Nós, agora no final do mês de novembro, tivemos a oportunidade de lançar na Assembleia Geral das Nações Unidas o Ano Internacional da Agricultura Familiar. Essa é uma medida aprovada pela assembleia que encarregou a FAO de promover esse ano. O que nós esperamos de 2014, ano da agricultura familiar? Mostrar as diferentes caras da agricultura familiar no mundo, porque ela é de uma diversidade incrível e essa é uma das grandezas dela. Aí se incluem produtores de alimentos, produtores de produtos de exportação, pescadores artesanais, pastores nômades. Há uma grande diversidade de caras da agricultura familiar. É preciso reconhecermos, esse talvez seja o maior papel do Ano da Agricultura Familiar, nós queremos mostrar as caras para que eles adquiram sua identidade, para que eles possam ter orgulho de ser o que são.
Há uma gradação muito grande quando falamos em termos de agricultura familiar. Nós temos desde aquele muito pequenininho, que tem só um quintal praticamente, até unidades familiares que chegam a 100 hectares, como no Canadá, Estados Unidos, França e Alemanha, por exemplo. Isso não tira a grande noção de que são pequenos negócios, são pequenas atividades geridas pela família, empregando basicamente sistemas de decisão e recursos no âmbito familiar. Essa unidade dessa diversidade está sendo promovida pelo Ano Internacional da Agricultura Familiar.
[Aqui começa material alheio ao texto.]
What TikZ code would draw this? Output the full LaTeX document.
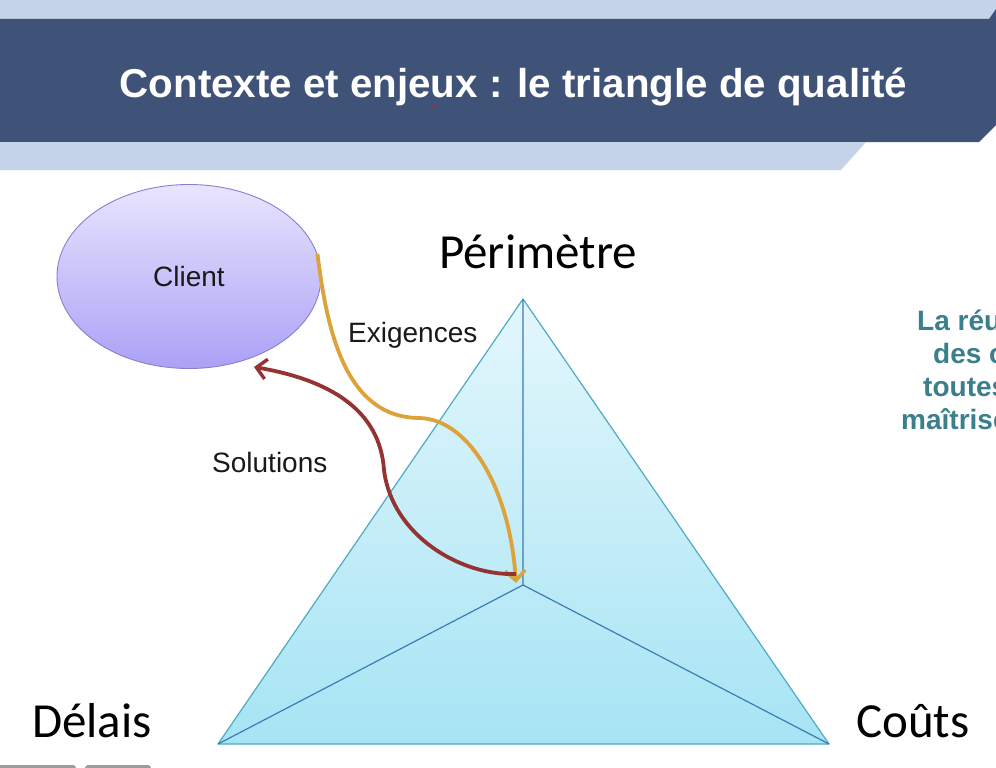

Nós queremos mostrar a cara deles para o mundo reconhecer. Reconhecer que eles são fundamentais na produção de alimentos. Hoje, 80% dos alimentos do mundo vêm de segmentos distintos da agricultura familiar. Reconhecer que eles são fundamentais na conservação do meio ambiente, porque têm uma atividade mais diversificada, não são monocultores, então ajudam a conservar a diversidade ambiental. Reconhecer que eles têm um papel fundamental na luta contra a pobreza. Se nós conseguirmos que cada um deles seja produtor local para mercados locais nós estaremos erradicando a pobreza no mundo. Nós queremos também reconhecer neles uma sociedade mais democrática, no sentido de ter uma renda mais distribuída, ter uma propriedade melhor distribuída. É isso que a FAO está promovendo.
Eu não vejo uma contradição fundamental entre agricultura familiar e agronegócio. Sempre disse isso, é minha posição e tenho livros sobre isso, colocando a coisa, a que me parece, no devido lugar: o agronegócio e a agricultura familiar concorrem por recursos do governo. Se o governo é capaz de fazer um menu de políticas para um e um menu diferente de políticas para o outro, e ter crédito para o agricultor familiar na medida em que ele precisa, e ter crédito para o agronegócio na medida que ele precisa, os dois têm um papel complementar muito importante, como mostra o caso brasileiro. No caso brasileiro, de um conflito evidente nos anos 2000, nós temos hoje uma convivência, uma cooperação entre agricultura familiar e agronegócio, porque a agricultura familiar também faz parte das cadeias produtivas. Não há uma cadeia produtiva no Brasil hoje, do milho, da soja, do arroz, do feijão, da cana-de-açúcar, que não tenha um componente majoritário de agricultores familiares. É um erro pensar que são cadeias exclusivas do agronegócio a soja, por exemplo, a produção de ovos, frangos, carnes, leite e tantos outros alimentos que, em geral, são identificados como agricultura familiar.